Hard Truth Distilling Co. has released Hard Truth Sweet Mash Rye, the first whiskey distilled, aged, and bottled on Hard Truth’s 325-acre campus in Brown County, Indiana.
With only a handful of whiskeys being made in the U.S.A. under the “Sweet Mash” category, Master Distiller Bryan Smith will join us Thursday evening, January 6th at 8 pm ET for a live tasting in this above and on this link to tell us more.
This release will only be available in Indiana, Kentucky, Tennessee, and Florida will be available for purchase on the Hard Truth campus and in select retailers with a suggested retail price of $69.95 plus tax.

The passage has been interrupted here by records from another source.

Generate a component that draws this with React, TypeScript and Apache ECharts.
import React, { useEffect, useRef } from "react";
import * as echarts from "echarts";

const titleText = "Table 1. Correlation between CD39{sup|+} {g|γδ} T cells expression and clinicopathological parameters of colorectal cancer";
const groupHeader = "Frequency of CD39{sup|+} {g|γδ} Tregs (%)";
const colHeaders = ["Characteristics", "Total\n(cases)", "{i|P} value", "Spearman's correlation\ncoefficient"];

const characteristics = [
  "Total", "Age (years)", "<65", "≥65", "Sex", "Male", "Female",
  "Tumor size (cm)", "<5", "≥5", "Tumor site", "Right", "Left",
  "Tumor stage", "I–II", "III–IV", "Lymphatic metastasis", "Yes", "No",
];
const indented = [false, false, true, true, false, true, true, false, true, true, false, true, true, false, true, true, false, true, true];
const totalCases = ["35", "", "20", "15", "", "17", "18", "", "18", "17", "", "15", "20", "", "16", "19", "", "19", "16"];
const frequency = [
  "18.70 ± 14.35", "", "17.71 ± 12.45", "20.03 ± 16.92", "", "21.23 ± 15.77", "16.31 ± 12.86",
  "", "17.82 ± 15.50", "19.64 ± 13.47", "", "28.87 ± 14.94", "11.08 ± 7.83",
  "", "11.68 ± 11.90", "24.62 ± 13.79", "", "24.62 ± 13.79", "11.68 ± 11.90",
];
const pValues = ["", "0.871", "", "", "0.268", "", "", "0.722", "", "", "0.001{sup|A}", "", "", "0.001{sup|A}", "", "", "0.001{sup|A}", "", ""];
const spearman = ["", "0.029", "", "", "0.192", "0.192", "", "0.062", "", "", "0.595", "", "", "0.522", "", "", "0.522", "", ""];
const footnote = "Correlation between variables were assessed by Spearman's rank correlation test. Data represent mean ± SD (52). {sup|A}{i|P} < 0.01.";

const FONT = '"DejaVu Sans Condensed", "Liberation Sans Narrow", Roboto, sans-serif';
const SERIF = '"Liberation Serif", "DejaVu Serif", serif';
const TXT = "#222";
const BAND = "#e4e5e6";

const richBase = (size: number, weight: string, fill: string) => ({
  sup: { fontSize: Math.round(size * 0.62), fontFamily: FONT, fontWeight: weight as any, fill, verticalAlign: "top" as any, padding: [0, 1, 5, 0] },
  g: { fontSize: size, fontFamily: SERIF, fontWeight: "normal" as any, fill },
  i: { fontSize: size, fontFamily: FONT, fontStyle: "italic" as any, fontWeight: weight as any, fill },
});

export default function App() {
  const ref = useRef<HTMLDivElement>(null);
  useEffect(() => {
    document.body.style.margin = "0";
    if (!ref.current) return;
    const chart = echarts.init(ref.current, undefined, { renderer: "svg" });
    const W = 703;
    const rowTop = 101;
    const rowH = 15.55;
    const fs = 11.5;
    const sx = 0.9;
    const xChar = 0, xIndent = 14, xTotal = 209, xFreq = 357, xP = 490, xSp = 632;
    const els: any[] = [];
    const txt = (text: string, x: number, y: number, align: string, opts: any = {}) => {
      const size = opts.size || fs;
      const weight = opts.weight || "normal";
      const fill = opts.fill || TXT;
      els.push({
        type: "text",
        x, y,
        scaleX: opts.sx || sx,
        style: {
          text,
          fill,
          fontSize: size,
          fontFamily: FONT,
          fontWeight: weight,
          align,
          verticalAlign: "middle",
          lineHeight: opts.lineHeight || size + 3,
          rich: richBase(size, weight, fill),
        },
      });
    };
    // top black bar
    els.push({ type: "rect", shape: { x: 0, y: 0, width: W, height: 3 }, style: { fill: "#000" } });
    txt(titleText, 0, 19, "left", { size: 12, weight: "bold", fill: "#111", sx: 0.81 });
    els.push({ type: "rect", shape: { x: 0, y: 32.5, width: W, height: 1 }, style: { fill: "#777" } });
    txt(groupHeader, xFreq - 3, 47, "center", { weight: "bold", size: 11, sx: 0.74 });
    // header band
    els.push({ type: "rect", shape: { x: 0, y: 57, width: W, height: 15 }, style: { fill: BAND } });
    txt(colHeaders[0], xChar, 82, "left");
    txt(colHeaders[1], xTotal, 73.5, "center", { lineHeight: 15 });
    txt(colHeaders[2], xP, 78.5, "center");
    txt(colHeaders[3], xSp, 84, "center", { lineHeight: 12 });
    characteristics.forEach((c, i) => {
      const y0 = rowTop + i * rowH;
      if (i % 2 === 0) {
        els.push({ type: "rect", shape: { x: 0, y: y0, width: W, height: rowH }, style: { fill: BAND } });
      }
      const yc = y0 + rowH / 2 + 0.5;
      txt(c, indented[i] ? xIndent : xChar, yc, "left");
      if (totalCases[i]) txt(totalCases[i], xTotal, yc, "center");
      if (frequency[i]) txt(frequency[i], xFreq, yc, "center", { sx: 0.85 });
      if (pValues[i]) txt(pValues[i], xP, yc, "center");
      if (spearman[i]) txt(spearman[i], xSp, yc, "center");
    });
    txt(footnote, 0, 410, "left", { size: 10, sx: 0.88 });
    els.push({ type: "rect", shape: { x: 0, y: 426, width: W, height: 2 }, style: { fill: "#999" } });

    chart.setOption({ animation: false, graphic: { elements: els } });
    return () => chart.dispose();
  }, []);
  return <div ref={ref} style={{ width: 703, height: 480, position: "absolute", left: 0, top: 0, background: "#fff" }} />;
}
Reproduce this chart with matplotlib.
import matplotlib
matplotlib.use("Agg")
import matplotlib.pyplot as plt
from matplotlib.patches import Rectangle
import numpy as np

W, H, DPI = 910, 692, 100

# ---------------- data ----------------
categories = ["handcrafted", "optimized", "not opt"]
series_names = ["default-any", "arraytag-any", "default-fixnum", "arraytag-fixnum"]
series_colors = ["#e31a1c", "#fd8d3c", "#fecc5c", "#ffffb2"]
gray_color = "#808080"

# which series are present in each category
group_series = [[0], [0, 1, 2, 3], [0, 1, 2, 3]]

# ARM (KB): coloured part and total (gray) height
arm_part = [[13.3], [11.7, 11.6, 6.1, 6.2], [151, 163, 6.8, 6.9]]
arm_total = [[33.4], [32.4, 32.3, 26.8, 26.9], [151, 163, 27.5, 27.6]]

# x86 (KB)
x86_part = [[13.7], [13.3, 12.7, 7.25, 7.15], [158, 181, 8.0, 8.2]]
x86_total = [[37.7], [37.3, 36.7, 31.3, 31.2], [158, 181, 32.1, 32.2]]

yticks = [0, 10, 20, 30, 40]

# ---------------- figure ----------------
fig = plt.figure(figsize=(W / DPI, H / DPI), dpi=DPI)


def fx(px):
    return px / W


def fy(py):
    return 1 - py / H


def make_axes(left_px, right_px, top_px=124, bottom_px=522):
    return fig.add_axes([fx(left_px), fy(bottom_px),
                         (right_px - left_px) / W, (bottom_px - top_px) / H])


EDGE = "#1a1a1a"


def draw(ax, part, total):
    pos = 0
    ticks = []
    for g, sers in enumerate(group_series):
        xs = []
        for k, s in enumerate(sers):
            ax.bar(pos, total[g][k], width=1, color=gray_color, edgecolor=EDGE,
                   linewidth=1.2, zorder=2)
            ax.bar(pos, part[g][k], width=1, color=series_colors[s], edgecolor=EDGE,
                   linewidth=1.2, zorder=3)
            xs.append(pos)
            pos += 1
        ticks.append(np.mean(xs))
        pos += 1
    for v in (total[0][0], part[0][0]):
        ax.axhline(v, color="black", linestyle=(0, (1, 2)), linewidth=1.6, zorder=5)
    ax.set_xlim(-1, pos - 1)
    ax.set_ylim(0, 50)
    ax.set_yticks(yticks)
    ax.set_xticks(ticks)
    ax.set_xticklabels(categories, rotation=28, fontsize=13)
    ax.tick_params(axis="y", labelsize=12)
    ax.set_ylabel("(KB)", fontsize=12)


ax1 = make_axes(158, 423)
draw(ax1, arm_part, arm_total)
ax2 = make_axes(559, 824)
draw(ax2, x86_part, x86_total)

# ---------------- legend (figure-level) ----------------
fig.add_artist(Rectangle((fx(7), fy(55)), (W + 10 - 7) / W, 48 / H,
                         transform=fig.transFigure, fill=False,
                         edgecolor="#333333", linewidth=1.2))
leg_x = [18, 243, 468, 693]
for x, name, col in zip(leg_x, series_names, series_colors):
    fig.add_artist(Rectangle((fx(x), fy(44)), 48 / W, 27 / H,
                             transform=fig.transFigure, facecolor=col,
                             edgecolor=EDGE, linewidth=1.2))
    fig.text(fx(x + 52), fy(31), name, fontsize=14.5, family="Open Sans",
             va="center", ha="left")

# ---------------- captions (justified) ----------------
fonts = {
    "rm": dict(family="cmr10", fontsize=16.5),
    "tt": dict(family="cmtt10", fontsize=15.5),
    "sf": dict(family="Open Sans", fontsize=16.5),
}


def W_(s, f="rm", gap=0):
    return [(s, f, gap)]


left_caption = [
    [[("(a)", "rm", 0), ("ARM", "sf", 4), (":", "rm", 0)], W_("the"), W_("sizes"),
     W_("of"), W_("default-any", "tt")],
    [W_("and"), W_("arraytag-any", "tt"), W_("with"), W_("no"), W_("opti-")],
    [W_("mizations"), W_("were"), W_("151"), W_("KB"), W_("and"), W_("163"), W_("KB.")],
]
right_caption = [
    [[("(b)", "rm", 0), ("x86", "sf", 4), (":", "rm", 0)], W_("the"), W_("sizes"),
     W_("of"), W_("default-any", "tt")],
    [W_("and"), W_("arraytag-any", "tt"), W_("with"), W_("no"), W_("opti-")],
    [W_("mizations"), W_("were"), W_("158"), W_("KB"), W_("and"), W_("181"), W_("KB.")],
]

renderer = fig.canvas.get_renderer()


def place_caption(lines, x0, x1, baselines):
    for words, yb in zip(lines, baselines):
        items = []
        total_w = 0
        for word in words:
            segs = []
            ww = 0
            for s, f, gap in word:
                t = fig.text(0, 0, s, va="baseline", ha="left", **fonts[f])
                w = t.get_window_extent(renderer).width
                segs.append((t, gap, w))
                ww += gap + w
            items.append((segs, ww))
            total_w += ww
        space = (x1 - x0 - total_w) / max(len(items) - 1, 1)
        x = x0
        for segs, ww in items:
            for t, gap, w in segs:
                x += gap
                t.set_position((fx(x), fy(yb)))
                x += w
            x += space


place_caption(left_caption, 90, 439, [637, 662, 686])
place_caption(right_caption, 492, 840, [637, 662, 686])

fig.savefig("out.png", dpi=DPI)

Batch #001 is a small batch of 30, two- to three-year-old barrels, uncut, unfiltered, and bottled at barrel strength. in 750 mL bottles, Hard Truth Sweet Mash Rye whiskey Batch #001 is bottled at barrel strength — 115.2 proof with a 57.6 percent ABV. Bottles
My Review Tasting Notes:
Hard Truth Distilling continues to be a pioneer in the world of whiskey with this rye that drinks with the elegance of a French Cognac combined with a new “bold standard” of Indiana Rye.
With this balance of orchard fruit against spice and barrel notes, they’ve given birth to a new breed of rye that steps into a spirit all its own.

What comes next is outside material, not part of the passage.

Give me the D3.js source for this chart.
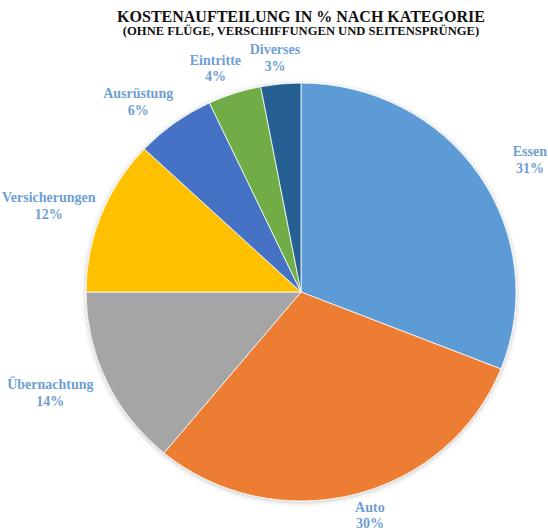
<!DOCTYPE html>
<html lang="de">
<head>
<meta charset="utf-8">
<script src="https://cdn.jsdelivr.net/npm/d3@7"></script>
<style>
  html, body { margin: 0; padding: 0; background: #fff; }
  svg { display: block; }
  text { font-family: "Liberation Serif", "DejaVu Serif", serif; font-weight: bold; }
</style>
</head>
<body>
<svg id="chart" width="548" height="531"></svg>
<script>
// Cost breakdown by category, in percent
const categories = ["Essen", "Auto", "Übernachtung", "Versicherungen", "Ausrüstung", "Eintritte", "Diverses"];
const shares = [31, 30, 14, 12, 6, 4, 3];
const sliceColors = ["#5b9bd5", "#ed7d31", "#a5a5a5", "#ffc000", "#4472c4", "#70ad47", "#255e91"];
const titleText = "KOSTENAUFTEILUNG IN % NACH KATEGORIE";
const subtitleText = "(OHNE FLÜGE, VERSCHIFFUNGEN  UND SEITENSPRÜNGE)";

const W = 548, H = 531;
const cx = 301, cy = 292;
const rx = 215, ry = 209;       // the pie is drawn slightly wider than tall
const labelRx = rx + 62, labelRy = ry + 27;   // ring on which the labels sit
const labelColor = "#6f9fd3";
const labelSize = 14;

const svg = d3.select("#chart");

// soft shadow around the pie
const defs = svg.append("defs");
const f = defs.append("filter").attr("id", "soft").attr("x", "-10%").attr("y", "-10%").attr("width", "120%").attr("height", "120%");
f.append("feDropShadow").attr("dx", 0).attr("dy", 1).attr("stdDeviation", 2.5)
  .attr("flood-color", "#000").attr("flood-opacity", 0.25);

// titles
svg.append("text")
  .attr("x", cx).attr("y", 22)
  .attr("text-anchor", "middle")
  .attr("font-size", 16)
  .attr("fill", "#111")
  .text(titleText);
svg.append("text")
  .attr("x", cx).attr("y", 35)
  .attr("text-anchor", "middle")
  .attr("font-size", 12.6)
  .attr("fill", "#111")
  .text(subtitleText);

const data = categories.map((c, i) => ({ name: c, value: shares[i], color: sliceColors[i] }));

const pie = d3.pie().value(d => d.value).sort(null);
const arcs = pie(data);

const arc = d3.arc().innerRadius(0).outerRadius(ry);

const pieG = svg.append("g")
  .attr("transform", `translate(${cx},${cy}) scale(${rx / ry},1)`)
  .attr("filter", "url(#soft)");

pieG.selectAll("path")
  .data(arcs)
  .join("path")
  .attr("d", arc)
  .attr("fill", d => d.data.color)
  .attr("stroke", "#fff")
  .attr("stroke-width", 0.8)
  .attr("vector-effect", "non-scaling-stroke");

// labels: two lines (name, percent) centred on an outer ring at each slice's mid angle
const labelG = svg.append("g");
const lineH = 16.5;

arcs.forEach(a => {
  const mid = (a.startAngle + a.endAngle) / 2;
  const sx = Math.sin(mid), sy = -Math.cos(mid);
  const g = labelG.append("g");
  const t1 = g.append("text").attr("font-size", labelSize).attr("fill", labelColor)
    .attr("text-anchor", "middle").text(a.data.name);
  const t2 = g.append("text").attr("font-size", labelSize).attr("fill", labelColor)
    .attr("text-anchor", "middle").text(a.data.value + "%");
  const w = Math.max(t1.node().getComputedTextLength(), t2.node().getComputedTextLength());
  const h = lineH * 2;
  let bx = cx + labelRx * sx;
  let by = cy + labelRy * sy;
  bx = Math.max(w / 2 + 2, Math.min(W - w / 2 - 1, bx));
  by = Math.max(h / 2 + 38, Math.min(H - h / 2, by));
  t1.attr("x", bx).attr("y", by - 3);
  t2.attr("x", bx).attr("y", by - 3 + lineH);
});
</script>
</body>
</html>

Richard orchard fruit reminds me of refined Calvados backed by clove, cinnamon, and other baking spices against of crème brûlée and barrel.
Indiana Rye Whiskey : Its Own Category
This past summer, BourbobBliog.com attended the signing of the bill into law for the category of Indiana Rye Whiskey.
It was an event attended by a number of politicians, distillers, and others including Indiana’s governor.
Over the next few years, Hard Truth says introduce whiskeys from four unique rye mash bills and four unique bourbon mash bills, bringing a variety of flavor profiles to market.
“We’re on the forefront of a new era of whiskey-making as sweet mash pioneers here in the state of Indiana, ” said Hard Truth Master Distiller Bryan Smith.
“There’s a small, but mighty group of distillers making sweet mash whiskey and celebrating this innovative way of making whiskey. I feel honored and proud to be in such great company,” Smith added, nodding to the quality whiskeys they are creating.
Sweet Mash vs. Sour Mash Explained
Most whiskeys are produced using a sour mash method — a process that uses leftover mash from previous distillations in each new batch of whiskey. Historically, this was done out of necessity because the high acidity of the leftover mash helps ensure no bacterial contamination or other infection in the new batches.
Advances in distilling systems and sanitization processes, however, have made sweet mash — a process where each new batch starts entirely fresh — not only a possibility but an exciting way to create whiskeys with characteristics unique to the method.
“The standard sour mash process can mute some amazingly complex and pleasant grain flavors that the sweet mash process tends to highlight. It’s a more expensive and labor-intensive process to make whiskey this way, but the final product speaks for itself,” explained Smith. “Our sweet mash rye whiskey has a layered and complex flavor profile and the sweetness of the grain features more prominently on the palate. Most people expect savory and spicy only from a rye whiskey, but with our sweet mash, expect bright fruit, complex brown sugar, and mocha with baking spice in the finish.”